Kalkine: Shein Opts for Hong Kong IPO in Shift from FTSE 100 Aspirations

3 min read | May 29, 2025 08:59 AM BST | By Team Kalkine Media

Highlights

  • Shein reportedly redirects its IPO plans from London to Hong Kong, halting prior efforts for a UK listing

  • Regulatory delays in China have impacted its proposed move to the London Stock Exchange

  • Changes to import tax rules in key Western markets may affect operations for Shein and competitors

Shein, operating in the fast-fashion sector, has reportedly decided to pursue a listing on the Hong Kong stock exchange. The company, which was originally founded in China and now headquartered in Singapore, had been engaged in efforts to list on the London Stock Exchange, aiming for inclusion in UK markets such as the FTSE 100 index. However, reports now indicate that the firm is preparing to file a draft application for a public offering in Hong Kong within the coming weeks.
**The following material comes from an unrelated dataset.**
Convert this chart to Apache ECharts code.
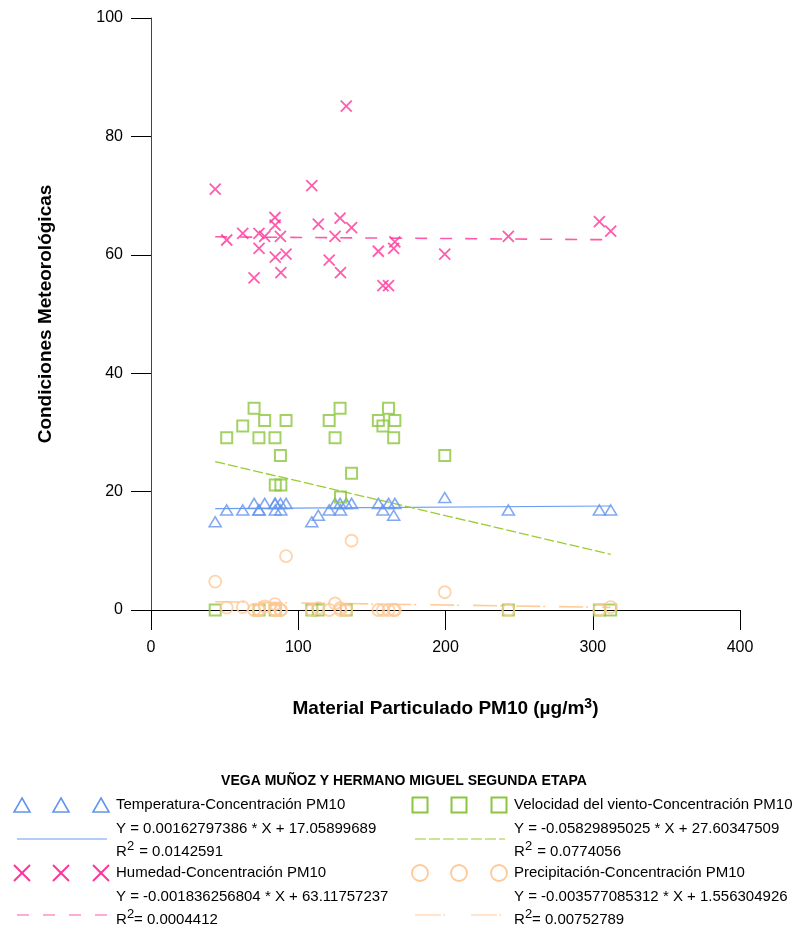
<!DOCTYPE html>
<html>
<head>
<meta charset="utf-8">
<script src="https://cdn.jsdelivr.net/npm/echarts@6/dist/echarts.min.js"></script>
<style>
  html, body { margin: 0; padding: 0; background: #fff; }
  #chart { width: 809px; height: 931px; }
</style>
</head>
<body>
<div id="chart"></div>
<script>
// PM10 concentration for each sampling day (µg/m3)
const pm10 = [43.6, 51.4, 62.3, 70.0, 73.3, 73.4, 77.2, 84.2, 84.3, 84.4, 87.9, 88.2, 91.7, 109.2, 113.6,
              121.0, 125.0, 128.4, 128.7, 132.6, 136.2, 154.4, 157.5, 161.3, 164.8, 165.6, 199.5, 242.7, 304.5, 312.2];
// Meteorological conditions on the same days
const temperatura = [14.9, 16.9, 16.9, 18.0, 16.9, 16.9, 18.0, 18.0, 18.0, 16.9, 18.0, 16.9, 18.0, 14.9, 16.0,
                     16.9, 18.0, 18.0, 16.9, 18.0, 18.0, 18.0, 16.9, 18.0, 16.0, 18.0, 19.0, 16.9, 16.9, 16.9];
const humedad = [71.1, 62.5, 63.6, 56.1, 63.6, 61.1, 63.1, 66.3, 65.0, 59.6, 63.1, 57.0, 60.1, 71.7, 65.2,
                 59.1, 63.1, 66.2, 57.0, 85.1, 64.6, 60.6, 54.8, 54.8, 61.1, 62.2, 60.1, 63.1, 65.6, 64.0];
const viento = [0, 29.1, 31.1, 34.1, 29.1, 0, 32.0, 29.1, 0, 21.1, 26.1, 21.1, 32.0, 0, 0,
                32.0, 29.1, 34.1, 19.1, 0, 23.1, 32.0, 31.1, 34.1, 29.1, 32.0, 26.1, 0, 0, 0];
const precipitacion = [4.8, 0.4, 0.5, 0, 0, 0, 0.6, 1.0, 0, 0, 0, 0, 9.1, 0, 0.3,
                       0, 1.1, 0.3, 0, 0, 11.7, 0, 0, 0, 0, 0, 3.0, 0, 0, 0.5];

// Linear fits (slope, intercept, R²) as reported in the legend
const fitSlope = [0.00162797386, -0.001836256804, -0.05829895025, -0.003577085312];
const fitIntercept = [17.05899689, 63.11757237, 27.60347509, 1.556304926];
const fitR2 = ['0.0142591', '0.0004412', '0.0774056', '0.00752789'];
const seriesNames = ['Temperatura-Concentración PM10', 'Humedad-Concentración PM10',
                     'Velocidad del viento-Concentración PM10', 'Precipitación-Concentración PM10'];

const xTicks = [0, 100, 200, 300, 400];
const yTicks = [0, 20, 40, 60, 80, 100];

const colors = ['#6495ED', '#FF3399', '#8CC63F', '#FFC896'];
const lineColors = ['#6a9cf2', '#ff5aa8', '#9acd32', '#ffcc99'];
const FONT = '"Liberation Sans", Arial, sans-serif';

const pairs = vals => pm10.map((x, i) => [x, vals[i]]);
const xMin = Math.min(...pm10), xMax = Math.max(...pm10);
const fitLine = k => [[xMin, fitIntercept[k] + fitSlope[k] * xMin], [xMax, fitIntercept[k] + fitSlope[k] * xMax]];

const crossPath = 'path://M0,0L10,10M10,0L0,10';

const hollow = (c, w) => ({ color: 'rgba(0,0,0,0)', borderColor: c, borderWidth: w });

const series = [
  { name: seriesNames[0], type: 'scatter', data: pairs(temperatura), symbol: 'triangle', symbolSize: [12, 10],
    itemStyle: hollow(colors[0], 1.6), z: 3 },
  { name: seriesNames[1], type: 'scatter', data: pairs(humedad), symbol: crossPath, symbolSize: 11,
    itemStyle: hollow(colors[1], 1.8), z: 3 },
  { name: seriesNames[2], type: 'scatter', data: pairs(viento), symbol: 'rect', symbolSize: 11,
    itemStyle: hollow(colors[2], 2), z: 3 },
  { name: seriesNames[3], type: 'scatter', data: pairs(precipitacion), symbol: 'circle', symbolSize: 12,
    itemStyle: hollow(colors[3], 1.8), z: 4 },
  { type: 'line', data: fitLine(0), symbol: 'none', lineStyle: { color: lineColors[0], width: 1.2, type: 'solid' }, z: 2 },
  { type: 'line', data: fitLine(1), symbol: 'none', lineStyle: { color: lineColors[1], width: 1.6, type: [12, 13] }, z: 2 },
  { type: 'line', data: fitLine(2), symbol: 'none', lineStyle: { color: lineColors[2], width: 1.3, type: [10, 3] }, z: 2 },
  { type: 'line', data: fitLine(3), symbol: 'none', lineStyle: { color: lineColors[3], width: 1.6, type: [24, 3, 2, 14] }, z: 2 }
];

// ---- legend block below the plot ----
const g = [];
const txt = (x, y, text, extra) => g.push({ type: 'text', x, y,
  style: Object.assign({ text, font: '15px ' + FONT, fill: '#000', verticalAlign: 'middle', align: 'left' }, extra || {}) });

g.push({ type: 'text', x: 404, y: 781, style: { text: 'VEGA MUÑOZ Y HERMANO MIGUEL SEGUNDA ETAPA',
  font: 'bold 14px ' + FONT, fill: '#000', align: 'center', verticalAlign: 'middle' } });

const legendSymbol = (k, cx, cy) => {
  const c = colors[k];
  if (k === 0) g.push({ type: 'polygon', shape: { points: [[cx, cy - 7], [cx + 8, cy + 7], [cx - 8, cy + 7]] },
    style: { fill: 'none', stroke: c, lineWidth: 1.6 } });
  if (k === 1) {
    g.push({ type: 'line', shape: { x1: cx - 8, y1: cy - 8, x2: cx + 8, y2: cy + 8 }, style: { stroke: c, lineWidth: 2 } });
    g.push({ type: 'line', shape: { x1: cx + 8, y1: cy - 8, x2: cx - 8, y2: cy + 8 }, style: { stroke: c, lineWidth: 2 } });
  }
  if (k === 2) g.push({ type: 'rect', shape: { x: cx - 7.5, y: cy - 7.5, width: 15, height: 15 },
    style: { fill: 'none', stroke: c, lineWidth: 2 } });
  if (k === 3) g.push({ type: 'circle', shape: { cx, cy, r: 8 }, style: { fill: 'none', stroke: c, lineWidth: 1.8 } });
};

const legendEntry = (k, col, row) => {
  const x0 = col === 0 ? 0 : 398;
  const y0 = row === 0 ? 805 : 873;
  [22, 61, 101].forEach(dx => legendSymbol(k, x0 + dx, y0));
  const tx = x0 + 116;
  txt(tx, y0, seriesNames[k]);
  const sign = fitIntercept[k] >= 0 ? '+' : '-';
  txt(tx, y0 + 24, 'Y = ' + fitSlope[k] + ' * X ' + sign + ' ' + Math.abs(fitIntercept[k]));
  txt(tx, y0 + 47, 'R');
  txt(tx + 11, y0 + 41, '2', { font: '13px ' + FONT });
  txt(tx + (row === 0 ? 19 : 18), y0 + 47, (row === 0 ? ' = ' : '= ') + fitR2[k]);
  // fitted-line sample
  const ly = row === 0 ? y0 + 34 : y0 + 42;
  const ls = [lineColors[k], k === 1 ? [12, 14] : k === 2 ? [11, 3] : k === 3 ? [26, 2, 2, 26] : null];
  g.push({ type: 'line', shape: { x1: x0 + 17, y1: ly, x2: x0 + 107, y2: ly },
    style: { stroke: ls[0], lineWidth: 1.2, lineDash: ls[1] } });
};
legendEntry(0, 0, 0);
legendEntry(1, 0, 1);
legendEntry(2, 1, 0);
legendEntry(3, 1, 1);

const chart = echarts.init(document.getElementById('chart'), null, { renderer: 'canvas' });
chart.setOption({
  animation: false,
  backgroundColor: '#fff',
  textStyle: { fontFamily: FONT },
  grid: { left: 151, top: 18, right: 69, bottom: 321, containLabel: false },
  xAxis: {
    type: 'value', min: xTicks[0], max: xTicks[xTicks.length - 1], interval: 100,
    name: '{t|Material Particulado PM10 (µg/m}{s|3}{t|)}',
    nameLocation: 'middle', nameGap: 87,
    nameTextStyle: { rich: {
      t: { fontSize: 19, fontWeight: 'bold', fontFamily: FONT, color: '#000', lineHeight: 24 },
      s: { fontSize: 14, fontWeight: 'bold', fontFamily: FONT, color: '#000', verticalAlign: 'top', lineHeight: 15, padding: [0, 0, 8, 0] }
    } },
    axisLine: { onZero: false, lineStyle: { color: '#000', width: 1 } },
    axisTick: { length: 20, lineStyle: { color: '#000' } },
    axisLabel: { color: '#000', fontSize: 16, margin: 30, fontFamily: FONT },
    splitLine: { show: false }
  },
  yAxis: {
    type: 'value', min: yTicks[0], max: yTicks[yTicks.length - 1], interval: 20,
    name: 'Condiciones Meteorológicas', nameLocation: 'middle', nameGap: 96,
    nameTextStyle: { fontSize: 19, fontWeight: 'bold', color: '#000', fontFamily: FONT },
    axisLine: { show: true, onZero: false, lineStyle: { color: '#444', width: 1 } },
    axisTick: { show: true, length: 20, lineStyle: { color: '#000' } },
    axisLabel: { color: '#000', fontSize: 16, margin: 28, fontFamily: FONT },
    splitLine: { show: false }
  },
  series,
  graphic: g
});
</script>
</body>
</html>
Regulatory Challenges in London

Shein had made significant progress towards a London listing, reportedly gaining approval from the Financial Conduct Authority. Despite this, the process remained incomplete as the company had yet to receive the required clearance from Chinese regulators, particularly the China Securities Regulatory Commission. Without this final approval, the proposed listing on UK exchanges remained stalled, prompting the shift towards an Asian listing.
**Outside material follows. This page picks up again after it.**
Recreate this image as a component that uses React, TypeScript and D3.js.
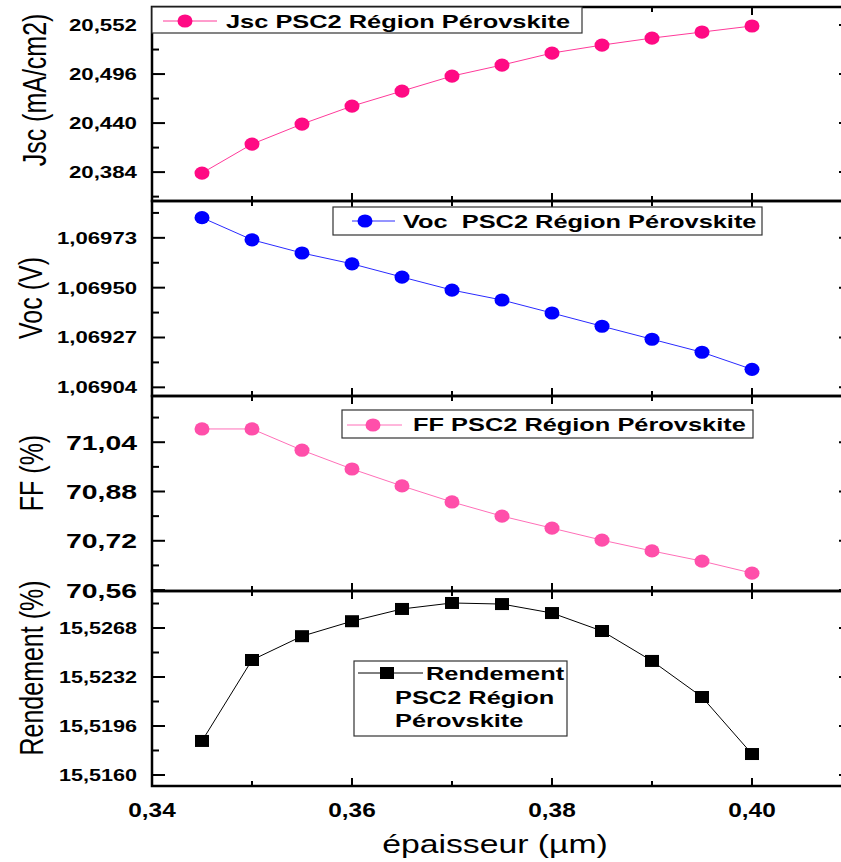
import React from "react";
import * as d3 from "d3";

const xValues = [0.345, 0.35, 0.355, 0.36, 0.365, 0.37, 0.375, 0.38, 0.385, 0.39, 0.395, 0.4];
const jscValues = [20.3829, 20.416, 20.4389, 20.4594, 20.4766, 20.4937, 20.5063, 20.52, 20.5291, 20.5371, 20.544, 20.5509];
const vocValues = [1.069823, 1.069721, 1.06966, 1.06961, 1.069549, 1.069489, 1.069443, 1.069383, 1.069322, 1.069262, 1.069202, 1.069123];
const ffValues = [71.083, 71.083, 71.014, 70.953, 70.898, 70.846, 70.8, 70.761, 70.722, 70.687, 70.654, 70.615];
const rendValues = [15.5185, 15.52445, 15.5262, 15.5273, 15.5282, 15.52864, 15.52856, 15.5279, 15.52658, 15.52438, 15.52173, 15.51754];

const jscTicks = [20.384, 20.44, 20.496, 20.552];
const vocTicks = [1.06904, 1.06927, 1.0695, 1.06973];
const ffTicks = [70.56, 70.72, 70.88, 71.04];
const rendTicks = [15.516, 15.5196, 15.5232, 15.5268];
const xMajorTicks = [0.34, 0.36, 0.38, 0.4];
const xMinorTicks = [0.35, 0.37, 0.39, 0.41];

const jscLegend = ["Jsc PSC2 Région Pérovskite"];
const vocLegend = ["Voc  PSC2 Région Pérovskite"];
const ffLegend = ["FF PSC2 Région Pérovskite"];
const rendLegend = ["Rendement", "PSC2 Région", "Pérovskite"];

const SX = 1.35;
const FONT = "'Liberation Sans', Arial, Helvetica, sans-serif";

const X0 = 152;
const X1 = 852;
const x = d3.scaleLinear().domain([0.34, 0.41]).range([X0, X1]);

type Panel = {
  values: number[];
  domain: [number, number];
  range: [number, number];
  ticks: number[];
  decimals: number;
  tickFont: number;
  title: string;
  titleX: number;
  titleY: number;
  color: string;
  lineColor: string;
  marker: "circle" | "square";
  legend: string[];
  legendBox: [number, number, number, number];
  legendSym: [number, number, number, number];
  legendText: [number, number, number];
};

const panels: Panel[] = [
  {
    values: jscValues, domain: [20.351, 20.5726], range: [201, 7], ticks: jscTicks, decimals: 3, tickFont: 16.5,
    title: "Jsc (mA/cm2)", titleX: 46, titleY: 90, color: "#FF0A84", lineColor: "#FF3A9A", marker: "circle",
    legend: jscLegend, legendBox: [152, 7, 582, 33], legendSym: [163, 217, 185, 21], legendText: [226, 28, 0],
  },
  {
    values: vocValues, domain: [1.069, 1.0699], range: [396, 201], ticks: vocTicks, decimals: 5, tickFont: 16.4,
    title: "Voc (V)", titleX: 42, titleY: 298, color: "#0000FF", lineColor: "#2A2AFF", marker: "circle",
    legend: vocLegend, legendBox: [333, 207, 762, 235], legendSym: [352, 395, 365, 221], legendText: [403, 228, 0],
  },
  {
    values: ffValues, domain: [70.557, 71.19], range: [591, 396], ticks: ffTicks, decimals: 2, tickFont: 21,
    title: "FF (%)", titleX: 43, titleY: 473, color: "#FF4FAA", lineColor: "#FF6FB8", marker: "circle",
    legend: ffLegend, legendBox: [342, 410, 753, 438], legendSym: [347, 402, 373, 425], legendText: [413, 431, 0],
  },
  {
    values: rendValues, domain: [15.51519, 15.52952], range: [786, 591], ticks: rendTicks, decimals: 4, tickFont: 16,
    title: "Rendement (%)", titleX: 43, titleY: 668, color: "#000000", lineColor: "#000000", marker: "square",
    legend: rendLegend, legendBox: [354, 661, 567, 736], legendSym: [358, 423, 387, 673], legendText: [426, 680, 23.5],
  },
];

function fmt(v: number, d: number) {
  return d3.format(`.${d}f`)(v).replace(".", ",");
}

function STxt(props: {
  x: number; y: number; size: number; weight?: string | number; anchor?: string; rotate?: boolean; children: React.ReactNode; fill?: string; sx?: number;
}) {
  const { x: tx, y: ty, size, weight = "normal", anchor = "start", rotate = false, children, fill = "#000", sx = SX } = props;
  return (
    <text
      transform={`translate(${tx},${ty}) scale(${sx},1)${rotate ? " rotate(-90)" : ""}`}
      fontSize={size}
      fontWeight={weight}
      textAnchor={anchor}
      fontFamily={FONT}
      fill={fill}
      style={{ whiteSpace: "pre" }}
    >
      {children}
    </text>
  );
}

function Marker({ kind, cx, cy, color }: { kind: string; cx: number; cy: number; color: string }) {
  if (kind === "square") return <rect x={cx - 7} y={cy - 6} width={14} height={12} fill={color} />;
  return <ellipse cx={cx} cy={cy} rx={7.5} ry={6.6} fill={color} />;
}

function PanelView({ p }: { p: Panel }) {
  const y = d3.scaleLinear().domain(p.domain).range(p.range);
  const step = p.ticks[1] - p.ticks[0];
  const minor: number[] = [];
  for (let v = p.ticks[0] - step / 2; v <= p.domain[1] + 1e-12; v += step) {
    if (v >= p.domain[0] - 1e-12) minor.push(v);
  }
  const line = d3.line<number>().x((_, i) => x(xValues[i])).y((d) => y(d));
  const top = p.range[1];
  const bottom = p.range[0];
  const [lx1, ly1, lx2, ly2] = p.legendBox;
  const [sx1, sx2, scx, scy] = p.legendSym;
  const [tx, ty, gap] = p.legendText;
  return (
    <g>
      {p.ticks.map((t) => (
        <line key={"mj" + t} x1={X0} x2={X0 + 13} y1={y(t)} y2={y(t)} stroke="#000" strokeWidth={2} />
      ))}
      {minor.map((t) => (
        <line key={"mn" + t} x1={X0} x2={X0 + 7} y1={y(t)} y2={y(t)} stroke="#000" strokeWidth={2} />
      ))}
      {p.ticks.map((t) => (
        <line key={"rj" + t} x1={X1} x2={X1 - 13} y1={y(t)} y2={y(t)} stroke="#000" strokeWidth={2} />
      ))}
      {xMajorTicks.map((t) => (
        <g key={"xt" + t}>
          <line x1={x(t)} x2={x(t)} y1={top} y2={top + 8} stroke="#000" strokeWidth={2} />
          <line x1={x(t)} x2={x(t)} y1={bottom} y2={bottom - 8} stroke="#000" strokeWidth={2} />
        </g>
      ))}
      {xMinorTicks.map((t) => (
        <g key={"xm" + t}>
          <line x1={x(t)} x2={x(t)} y1={top} y2={top + 5} stroke="#000" strokeWidth={2} />
          <line x1={x(t)} x2={x(t)} y1={bottom} y2={bottom - 5} stroke="#000" strokeWidth={2} />
        </g>
      ))}
      {p.ticks.map((t) => (
        <STxt key={"tl" + t} x={137} y={y(t) + p.tickFont * 0.36} size={p.tickFont} weight="bold" anchor="end">
          {fmt(t, p.decimals)}
        </STxt>
      ))}
      <STxt x={p.titleX} y={p.titleY} size={25} anchor="middle" rotate>
        {p.title}
      </STxt>
      <path d={line(p.values) || ""} fill="none" stroke={p.lineColor} strokeWidth={1} />
      {p.values.map((v, i) => (
        <Marker key={"m" + i} kind={p.marker} cx={x(xValues[i])} cy={y(v)} color={p.color} />
      ))}
      <rect x={X0} y={top} width={X1 - X0} height={bottom - top} fill="none" stroke="#000" strokeWidth={2.5} />
      <rect x={lx1} y={ly1} width={lx2 - lx1} height={ly2 - ly1} fill="#fff" stroke="#333" strokeWidth={1.2} />
      <line x1={sx1} x2={sx2} y1={scy} y2={scy} stroke={p.lineColor} strokeWidth={1} />
      <Marker kind={p.marker} cx={scx} cy={scy} color={p.color} />
      {p.legend.map((s, i) => (
        <STxt key={"lg" + i} x={i === 0 ? tx : 395} y={ty + i * gap} size={18.8} weight="bold">
          {s}
        </STxt>
      ))}
    </g>
  );
}

export default function App() {
  return (
    <div style={{ position: "absolute", left: 0, top: 0, width: 841, height: 862, background: "#fff" }}>
      <svg width={841} height={862} style={{ display: "block" }}>
        <rect x={0} y={0} width={841} height={862} fill="#fff" />
        {panels.map((p, i) => (
          <PanelView key={i} p={p} />
        ))}
        {xMajorTicks.map((t) => (
          <STxt key={"xl" + t} x={x(t)} y={817} size={19.5} weight="bold" anchor="middle" sx={1.25}>
            {fmt(t, 2)}
          </STxt>
        ))}
        <STxt x={495} y={853} size={25} anchor="middle">
          épaisseur (µm)
        </STxt>
      </svg>
    </div>
  );
}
IPO Timeline Focused on Hong Kong

Sources familiar with the matter have indicated that Shein is planning to go public in Hong Kong before the year ends. The decision represents a strategic pivot towards a financial hub within closer geographic and regulatory proximity to the company’s base of operations in Asia. Although the company has not issued any official confirmation, the move aligns with the broader trend of firms favouring regional listings amid complex cross-border regulatory landscapes.

Shifting Trade Conditions and Tax Policies

The company’s operations may also be influenced by recent changes to tax policies in the United States and the United Kingdom. Authorities in both jurisdictions have announced reviews and modifications to import tax thresholds that previously allowed certain goods to enter without tax or duty. Retailers such as Shein and peer platforms like Temu have been among the firms making use of these provisions to facilitate direct-to-consumer deliveries.
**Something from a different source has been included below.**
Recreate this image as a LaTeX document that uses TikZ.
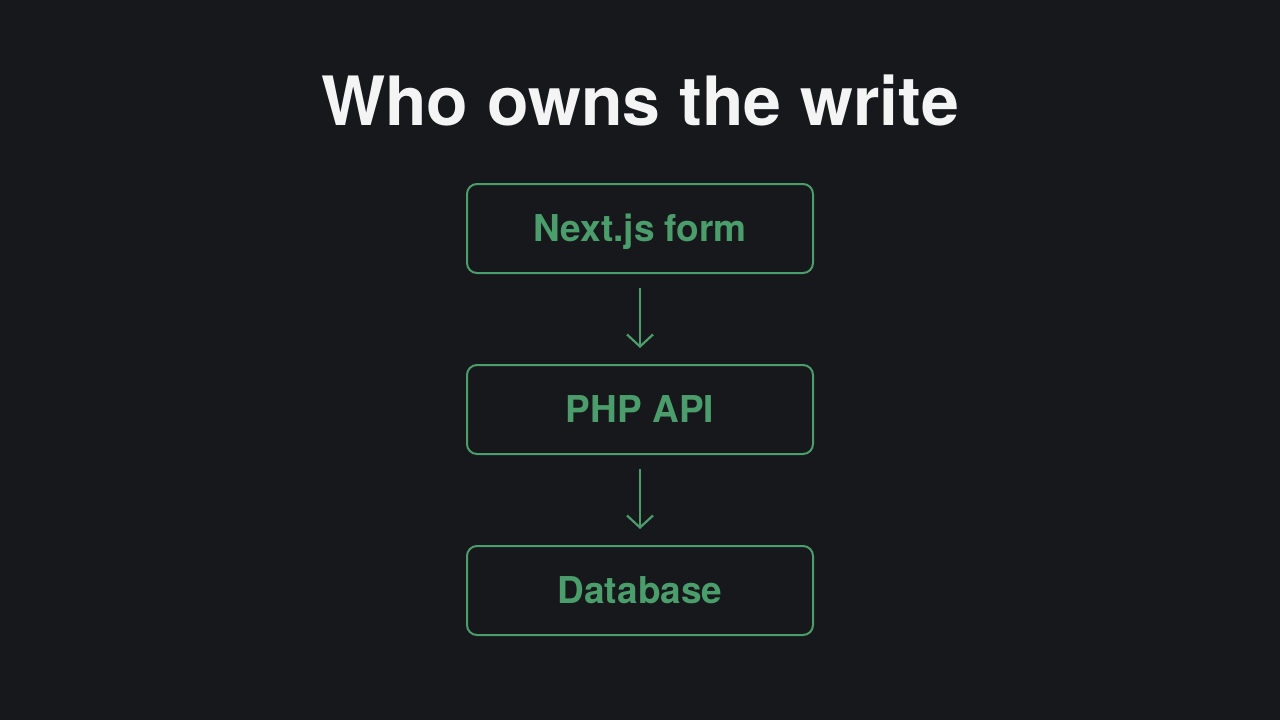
\documentclass[tikz,border=0pt]{standalone}
\usepackage{fontspec}
\setmainfont{TeX Gyre Heros}
\usetikzlibrary{arrows.meta}
\definecolor{bg}{HTML}{17181C}
\definecolor{grn}{HTML}{4B9E6B}
\definecolor{ttl}{HTML}{F4F4F5}
\tikzset{
  box/.style={draw=grn, line width=2pt, rounded corners=10pt, minimum width=346pt, minimum height=89pt, inner sep=0pt, text height=39pt, text depth=13pt, text=grn, font=\fontsize{37}{44}\selectfont\bfseries},
  flow/.style={draw=grn, line width=2.2pt, -{Straight Barb[length=12pt,width=26pt,line width=2.2pt]}}
}
\begin{document}
\begin{tikzpicture}[x=1pt,y=-1pt]
\fill[bg] (0,0) rectangle (1280,720);
\useasboundingbox (0,0) rectangle (1280,720);
\node[text=ttl, font=\fontsize{68}{80}\selectfont\bfseries] (title) at (640,100) {Who owns the write};
\node[box] (a) at (640,228.5) {Next.js form};
\node[box] (b) at (640,409.5) {PHP API};
\node[box] (c) at (640,590.5) {Database};
\draw[flow] ([yshift=-14pt]a.south) -- ([yshift=16pt]b.north);
\draw[flow] ([yshift=-14pt]b.south) -- ([yshift=16pt]c.north);
\end{tikzpicture}
\end{document}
Market Environment and Compliance Dynamics

The decision to change listing locations comes amid evolving market environments and regulatory compliance challenges. As authorities in key global markets adjust trade policies, businesses in the e-commerce and fast-fashion sectors are adapting their strategies to meet new requirements. For Shein, realigning its public offering plans may serve to better match its operational model and the jurisdictional expectations of regulators.

Impact on UK Market Sentiment

The reported withdrawal from a London listing comes as the UK’s equity markets continue to navigate shifting global capital flows. A Shein listing had been viewed by market observers as a possible lift for sentiment in the City. With the company’s focus now moving to Hong Kong, attention will likely turn to other firms assessing similar listing options outside of Europe.

Shein's Industry Position

Operating across global e-commerce platforms, Shein has become a recognised name in the fast-fashion retail space. Its expansion model relies heavily on digital channels, supported by a rapid turnaround in product offerings. As regulatory frameworks evolve in key markets, companies in this sector are expected to adjust operational structures and market strategies accordingly.